■ Given instruction:
Repeat every line of the listing below exactly, minus the pictures.
** begin Given data **
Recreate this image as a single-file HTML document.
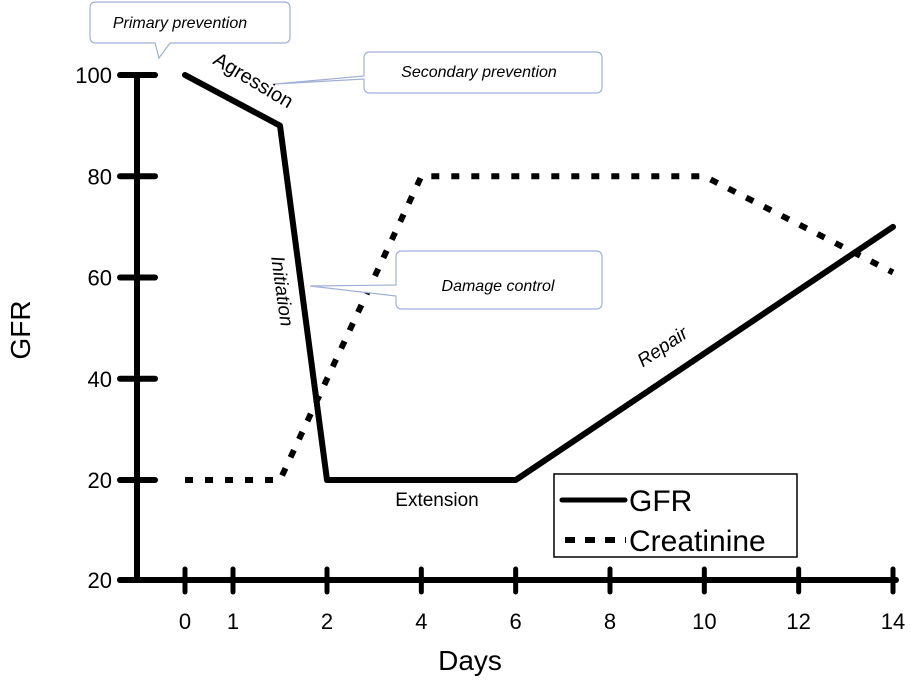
<!DOCTYPE html>
<html><head><meta charset="utf-8"><style>
html,body{margin:0;padding:0;background:#fff;}
svg{display:block;font-family:"Liberation Sans",sans-serif;}
</style></head><body>
<svg id="chart" width="911" height="680" viewBox="0 0 911 680">
<g id="axes"></g>
<g id="series"></g>
<g>
  <path d="M96,2 H284 Q290,2 290,8 V37 Q290,43 284,43 H170 L159,58 L155,43 H96 Q90,43 90,37 V8 Q90,2 96,2 Z" fill="#fff" stroke="#9fb0d6" stroke-width="1.2"/>
  <text x="180" y="28" font-size="16" font-style="italic" text-anchor="middle">Primary prevention</text>
  <path d="M370,52 H596 Q602,52 602,58 V87 Q602,93 596,93 H370 Q364,93 364,87 V79 L275,84 L364,76 V58 Q364,52 370,52 Z" fill="#fff" stroke="#9fb0d6" stroke-width="1.2"/>
  <text x="479" y="77" font-size="16" font-style="italic" text-anchor="middle">Secondary prevention</text>
  <path d="M402,251 H596 Q602,251 602,257 V303 Q602,309 596,309 H402 Q396,309 396,303 V296 L310,286 L396,285 V257 Q396,251 402,251 Z" fill="#fff" stroke="#9fb0d6" stroke-width="1.2"/>
  <text x="498" y="291" font-size="16" font-style="italic" text-anchor="middle">Damage control</text>
  <text font-size="20" transform="translate(250,86) rotate(31)" text-anchor="middle">Agression</text>
  <text font-size="19" font-style="italic" transform="translate(276,292) rotate(82)" text-anchor="middle">Initiation</text>
  <text x="437" y="506" font-size="19" text-anchor="middle">Extension</text>
  <text font-size="19" font-style="italic" transform="translate(666,352) rotate(-34)" text-anchor="middle">Repair</text>
</g>
<g>
  <rect x="554" y="474" width="243" height="83" fill="#fff" stroke="#000" stroke-width="1.5"/>
  <line x1="562" y1="500" x2="625" y2="500" stroke="#000" stroke-width="5" stroke-linecap="round"/>
  <text x="629" y="511" font-size="30">GFR</text>
  <line x1="565" y1="540" x2="626" y2="540" stroke="#000" stroke-width="6" stroke-dasharray="10 10"/>
  <text x="629" y="551" font-size="30">Creatinine</text>
</g>
<text font-size="28" transform="translate(30,330) rotate(-90)" text-anchor="middle">GFR</text>
<text x="470" y="670" font-size="28" text-anchor="middle">Days</text>
</svg>
<script>
const xTicks = [0, 1, 2, 4, 6, 8, 10, 12, 14];
const yTickValues = [20, 20, 40, 60, 80, 100];
const yTickLabels = ["20", "20", "40", "60", "80", "100"];
const gfrDays = [0, 1.5, 2, 6, 14];
const gfrValues = [100, 90, 20, 20, 70];
const creatDays = [0, 1.5, 4, 10, 14];
const creatValues = [20, 20, 80, 80, 61];

function yScale(v){ return 480 - (v - 20) * (405 / 80); }
function xScale(d){
  if (d <= 1) return 185 + d * 48;
  if (d <= 2) return 233 + (d - 1) * 94;
  return 327 + (d - 2) * (566 / 12);
}
const NS = "http://www.w3.org/2000/svg";
const axes = document.getElementById('axes');
const series = document.getElementById('series');
function mk(tag, attrs, parent){
  const e = document.createElementNS(NS, tag);
  for (const k in attrs) e.setAttribute(k, attrs[k]);
  parent.appendChild(e); return e;
}
const yAxis = mk('line', {x1:137,y1:75,x2:137,y2:580,stroke:'#000','stroke-width':6}, axes);


const xAxis = mk('line', {x1:120,y1:580,x2:896,y2:580,stroke:'#000','stroke-width':6,'stroke-linecap':'round'}, axes);


yTickValues.forEach((v, i) => {
  const y = i === 0 ? 580 : yScale(v);
  const t = mk('line', {x1:120,y1:y,x2:155,y2:y,stroke:'#000','stroke-width':6,'stroke-linecap':'round'}, axes);
  
  
  const l = mk('text', {x:112,y:y+8,'font-size':22,'text-anchor':'end'}, axes);
  l.textContent = yTickLabels[i];
  
  
});
xTicks.forEach(d => {
  const x = xScale(d);
  const t = mk('line', {x1:x,y1:569,x2:x,y2:592,stroke:'#000','stroke-width':5,'stroke-linecap':'round'}, axes);
  
  
  const l = mk('text', {x:x,y:629,'font-size':22,'text-anchor':'middle'}, axes);
  l.textContent = String(d);
  
  
});
const cPts = creatDays.map((d,i) => xScale(d) + ',' + yScale(creatValues[i])).join(' ');
const cLine = mk('polyline', {points:cPts,fill:'none',stroke:'#000','stroke-width':6,'stroke-dasharray':'8 12'}, series);


const gPts = gfrDays.map((d,i) => xScale(d) + ',' + yScale(gfrValues[i])).join(' ');
const gLine = mk('polyline', {points:gPts,fill:'none',stroke:'#000','stroke-width':6,'stroke-linejoin':'round','stroke-linecap':'round'}, series);


</script>
</body></html>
** end Given data **
■ Reply to the exercise:
Recreate this image as a single-file HTML document.
<!DOCTYPE html>
<html><head><meta charset="utf-8"><style>
html,body{margin:0;padding:0;background:#fff;}
svg{display:block;font-family:"Liberation Sans",sans-serif;}
</style></head><body>
<svg id="chart" width="911" height="680" viewBox="0 0 911 680">
<g id="axes"></g>
<g id="series"></g>
<g>
  <path d="M96,2 H284 Q290,2 290,8 V37 Q290,43 284,43 H170 L159,58 L155,43 H96 Q90,43 90,37 V8 Q90,2 96,2 Z" fill="#fff" stroke="#9fb0d6" stroke-width="1.2"/>
  <text x="180" y="28" font-size="16" font-style="italic" text-anchor="middle">Primary prevention</text>
  <path d="M370,52 H596 Q602,52 602,58 V87 Q602,93 596,93 H370 Q364,93 364,87 V79 L275,84 L364,76 V58 Q364,52 370,52 Z" fill="#fff" stroke="#9fb0d6" stroke-width="1.2"/>
  <text x="479" y="77" font-size="16" font-style="italic" text-anchor="middle">Secondary prevention</text>
  <path d="M402,251 H596 Q602,251 602,257 V303 Q602,309 596,309 H402 Q396,309 396,303 V296 L310,286 L396,285 V257 Q396,251 402,251 Z" fill="#fff" stroke="#9fb0d6" stroke-width="1.2"/>
  <text x="498" y="291" font-size="16" font-style="italic" text-anchor="middle">Damage control</text>
  <text font-size="20" transform="translate(250,86) rotate(31)" text-anchor="middle">Agression</text>
  <text font-size="19" font-style="italic" transform="translate(276,292) rotate(82)" text-anchor="middle">Initiation</text>
  <text x="437" y="506" font-size="19" text-anchor="middle">Extension</text>
  <text font-size="19" font-style="italic" transform="translate(666,352) rotate(-34)" text-anchor="middle">Repair</text>
</g>
<g>
  <rect x="554" y="474" width="243" height="83" fill="#fff" stroke="#000" stroke-width="1.5"/>
  <line x1="562" y1="500" x2="625" y2="500" stroke="#000" stroke-width="5" stroke-linecap="round"/>
  <text x="629" y="511" font-size="30">GFR</text>
  <line x1="565" y1="540" x2="626" y2="540" stroke="#000" stroke-width="6" stroke-dasharray="10 10"/>
  <text x="629" y="551" font-size="30">Creatinine</text>
</g>
<text font-size="28" transform="translate(30,330) rotate(-90)" text-anchor="middle">GFR</text>
<text x="470" y="670" font-size="28" text-anchor="middle">Days</text>
</svg>
<script>
const xTicks = [0, 1, 2, 4, 6, 8, 10, 12, 14];
const yTickValues = [20, 20, 40, 60, 80, 100];
const yTickLabels = ["20", "20", "40", "60", "80", "100"];
const gfrDays = [0, 1.5, 2, 6, 14];
const gfrValues = [100, 90, 20, 20, 70];
const creatDays = [0, 1.5, 4, 10, 14];
const creatValues = [20, 20, 80, 80, 61];

function yScale(v){ return 480 - (v - 20) * (405 / 80); }
function xScale(d){
  if (d <= 1) return 185 + d * 48;
  if (d <= 2) return 233 + (d - 1) * 94;
  return 327 + (d - 2) * (566 / 12);
}
const NS = "http://www.w3.org/2000/svg";
const axes = document.getElementById('axes');
const series = document.getElementById('series');
function mk(tag, attrs, parent){
  const e = document.createElementNS(NS, tag);
  for (const k in attrs) e.setAttribute(k, attrs[k]);
  parent.appendChild(e); return e;
}
const yAxis = mk('line', {x1:137,y1:75,x2:137,y2:580,stroke:'#000','stroke-width':6}, axes);


const xAxis = mk('line', {x1:120,y1:580,x2:896,y2:580,stroke:'#000','stroke-width':6,'stroke-linecap':'round'}, axes);


yTickValues.forEach((v, i) => {
  const y = i === 0 ? 580 : yScale(v);
  const t = mk('line', {x1:120,y1:y,x2:155,y2:y,stroke:'#000','stroke-width':6,'stroke-linecap':'round'}, axes);
  
  
  const l = mk('text', {x:112,y:y+8,'font-size':22,'text-anchor':'end'}, axes);
  l.textContent = yTickLabels[i];
  
  
});
xTicks.forEach(d => {
  const x = xScale(d);
  const t = mk('line', {x1:x,y1:569,x2:x,y2:592,stroke:'#000','stroke-width':5,'stroke-linecap':'round'}, axes);
  
  
  const l = mk('text', {x:x,y:629,'font-size':22,'text-anchor':'middle'}, axes);
  l.textContent = String(d);
  
  
});
const cPts = creatDays.map((d,i) => xScale(d) + ',' + yScale(creatValues[i])).join(' ');
const cLine = mk('polyline', {points:cPts,fill:'none',stroke:'#000','stroke-width':6,'stroke-dasharray':'8 12'}, series);


const gPts = gfrDays.map((d,i) => xScale(d) + ',' + yScale(gfrValues[i])).join(' ');
const gLine = mk('polyline', {points:gPts,fill:'none',stroke:'#000','stroke-width':6,'stroke-linejoin':'round','stroke-linecap':'round'}, series);


</script>
</body></html>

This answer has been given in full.